• **Your instructions**: Only the lines from the one containing "Write a LaTeX" through the one containing "minimum height=49pt] (r2)" should be output, both ends included and exactly as they appear, minus any pictures.

• **Records**:
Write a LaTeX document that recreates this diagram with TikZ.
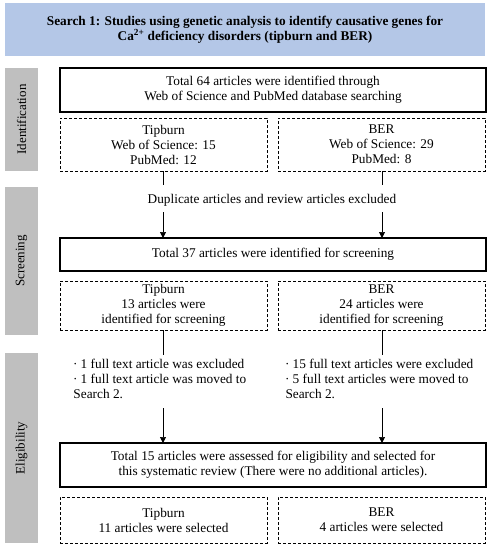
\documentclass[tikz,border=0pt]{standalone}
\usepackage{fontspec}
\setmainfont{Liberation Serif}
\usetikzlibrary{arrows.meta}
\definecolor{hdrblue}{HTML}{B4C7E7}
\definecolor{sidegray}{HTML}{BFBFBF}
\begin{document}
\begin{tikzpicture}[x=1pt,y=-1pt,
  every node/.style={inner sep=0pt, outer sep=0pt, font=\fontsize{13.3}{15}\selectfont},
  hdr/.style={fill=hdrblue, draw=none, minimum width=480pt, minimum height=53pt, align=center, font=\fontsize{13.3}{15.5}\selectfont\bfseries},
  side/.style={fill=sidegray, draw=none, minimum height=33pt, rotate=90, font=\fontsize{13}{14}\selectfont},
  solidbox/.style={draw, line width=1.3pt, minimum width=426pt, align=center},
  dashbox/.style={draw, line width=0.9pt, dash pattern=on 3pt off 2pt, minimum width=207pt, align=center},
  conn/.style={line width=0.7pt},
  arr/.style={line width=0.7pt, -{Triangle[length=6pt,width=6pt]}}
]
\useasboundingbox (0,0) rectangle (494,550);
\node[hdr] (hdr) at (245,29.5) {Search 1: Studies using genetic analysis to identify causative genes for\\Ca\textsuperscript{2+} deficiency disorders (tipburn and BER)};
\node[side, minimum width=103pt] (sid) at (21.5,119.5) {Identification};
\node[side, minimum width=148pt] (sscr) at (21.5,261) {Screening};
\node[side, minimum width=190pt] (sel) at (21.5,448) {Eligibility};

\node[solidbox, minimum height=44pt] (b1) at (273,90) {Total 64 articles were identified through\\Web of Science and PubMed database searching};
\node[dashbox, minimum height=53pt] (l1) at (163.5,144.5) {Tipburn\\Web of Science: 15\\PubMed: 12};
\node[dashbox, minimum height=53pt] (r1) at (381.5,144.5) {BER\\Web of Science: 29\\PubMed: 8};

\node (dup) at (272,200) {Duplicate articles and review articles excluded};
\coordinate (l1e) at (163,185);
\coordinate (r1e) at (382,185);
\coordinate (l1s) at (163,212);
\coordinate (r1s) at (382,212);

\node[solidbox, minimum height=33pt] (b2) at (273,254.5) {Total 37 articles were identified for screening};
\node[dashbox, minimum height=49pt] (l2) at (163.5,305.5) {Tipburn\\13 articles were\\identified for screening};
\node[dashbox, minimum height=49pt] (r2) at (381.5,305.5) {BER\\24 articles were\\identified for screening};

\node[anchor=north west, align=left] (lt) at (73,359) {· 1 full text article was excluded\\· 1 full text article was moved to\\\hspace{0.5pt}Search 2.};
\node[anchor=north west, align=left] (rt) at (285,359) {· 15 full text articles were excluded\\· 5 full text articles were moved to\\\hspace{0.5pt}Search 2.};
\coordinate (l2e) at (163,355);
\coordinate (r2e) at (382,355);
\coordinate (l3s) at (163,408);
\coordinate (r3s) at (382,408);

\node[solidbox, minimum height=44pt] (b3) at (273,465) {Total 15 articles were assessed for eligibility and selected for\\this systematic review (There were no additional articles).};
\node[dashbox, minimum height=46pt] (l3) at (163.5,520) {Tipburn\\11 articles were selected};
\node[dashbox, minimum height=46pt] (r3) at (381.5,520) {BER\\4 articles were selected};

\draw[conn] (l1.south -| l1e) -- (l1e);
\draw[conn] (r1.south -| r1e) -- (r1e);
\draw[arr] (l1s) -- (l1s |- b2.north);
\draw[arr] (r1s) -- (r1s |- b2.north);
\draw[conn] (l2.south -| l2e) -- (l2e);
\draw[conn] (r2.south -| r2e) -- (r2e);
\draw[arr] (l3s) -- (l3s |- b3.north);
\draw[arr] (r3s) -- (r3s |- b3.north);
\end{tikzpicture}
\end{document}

...

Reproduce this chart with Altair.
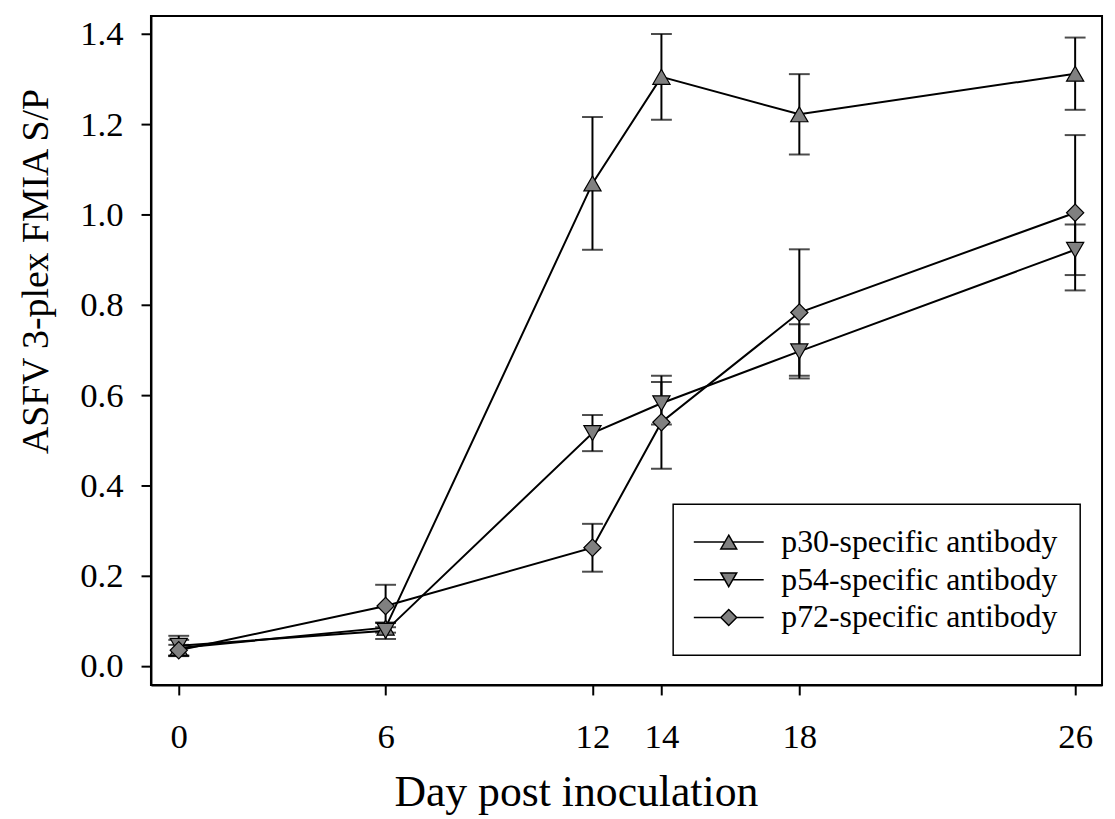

...

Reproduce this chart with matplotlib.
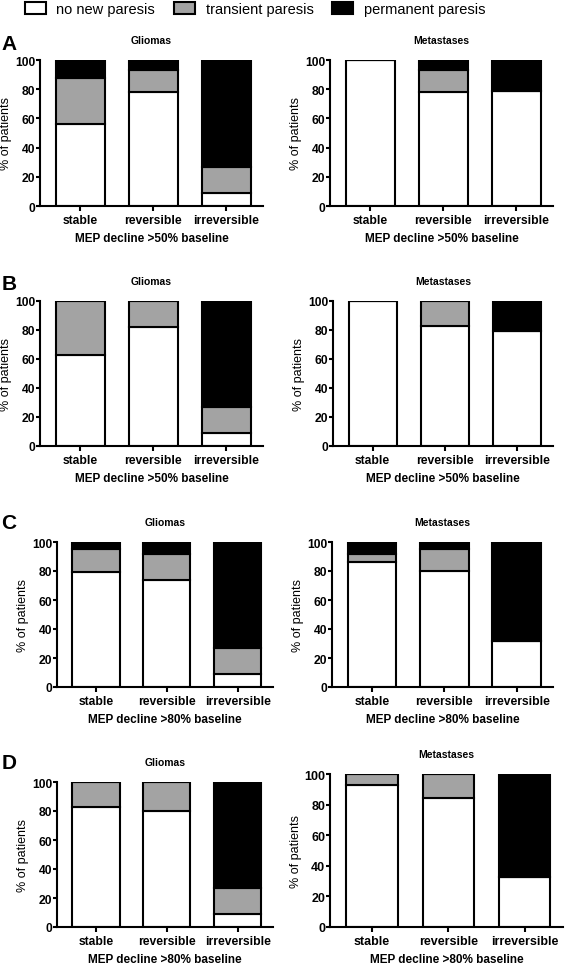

• **Solution to this task**:
Write a LaTeX document that recreates this diagram with TikZ.
\documentclass[tikz,border=0pt]{standalone}
\usepackage{fontspec}
\setmainfont{Liberation Serif}
\usetikzlibrary{arrows.meta}
\definecolor{hdrblue}{HTML}{B4C7E7}
\definecolor{sidegray}{HTML}{BFBFBF}
\begin{document}
\begin{tikzpicture}[x=1pt,y=-1pt,
  every node/.style={inner sep=0pt, outer sep=0pt, font=\fontsize{13.3}{15}\selectfont},
  hdr/.style={fill=hdrblue, draw=none, minimum width=480pt, minimum height=53pt, align=center, font=\fontsize{13.3}{15.5}\selectfont\bfseries},
  side/.style={fill=sidegray, draw=none, minimum height=33pt, rotate=90, font=\fontsize{13}{14}\selectfont},
  solidbox/.style={draw, line width=1.3pt, minimum width=426pt, align=center},
  dashbox/.style={draw, line width=0.9pt, dash pattern=on 3pt off 2pt, minimum width=207pt, align=center},
  conn/.style={line width=0.7pt},
  arr/.style={line width=0.7pt, -{Triangle[length=6pt,width=6pt]}}
]
\useasboundingbox (0,0) rectangle (494,550);
\node[hdr] (hdr) at (245,29.5) {Search 1: Studies using genetic analysis to identify causative genes for\\Ca\textsuperscript{2+} deficiency disorders (tipburn and BER)};
\node[side, minimum width=103pt] (sid) at (21.5,119.5) {Identification};
\node[side, minimum width=148pt] (sscr) at (21.5,261) {Screening};
\node[side, minimum width=190pt] (sel) at (21.5,448) {Eligibility};

\node[solidbox, minimum height=44pt] (b1) at (273,90) {Total 64 articles were identified through\\Web of Science and PubMed database searching};
\node[dashbox, minimum height=53pt] (l1) at (163.5,144.5) {Tipburn\\Web of Science: 15\\PubMed: 12};
\node[dashbox, minimum height=53pt] (r1) at (381.5,144.5) {BER\\Web of Science: 29\\PubMed: 8};

\node (dup) at (272,200) {Duplicate articles and review articles excluded};
\coordinate (l1e) at (163,185);
\coordinate (r1e) at (382,185);
\coordinate (l1s) at (163,212);
\coordinate (r1s) at (382,212);

\node[solidbox, minimum height=33pt] (b2) at (273,254.5) {Total 37 articles were identified for screening};
\node[dashbox, minimum height=49pt] (l2) at (163.5,305.5) {Tipburn\\13 articles were\\identified for screening};
\node[dashbox, minimum height=49pt] (r2) at (381.5,305.5) {BER\\24 articles were\\identified for screening};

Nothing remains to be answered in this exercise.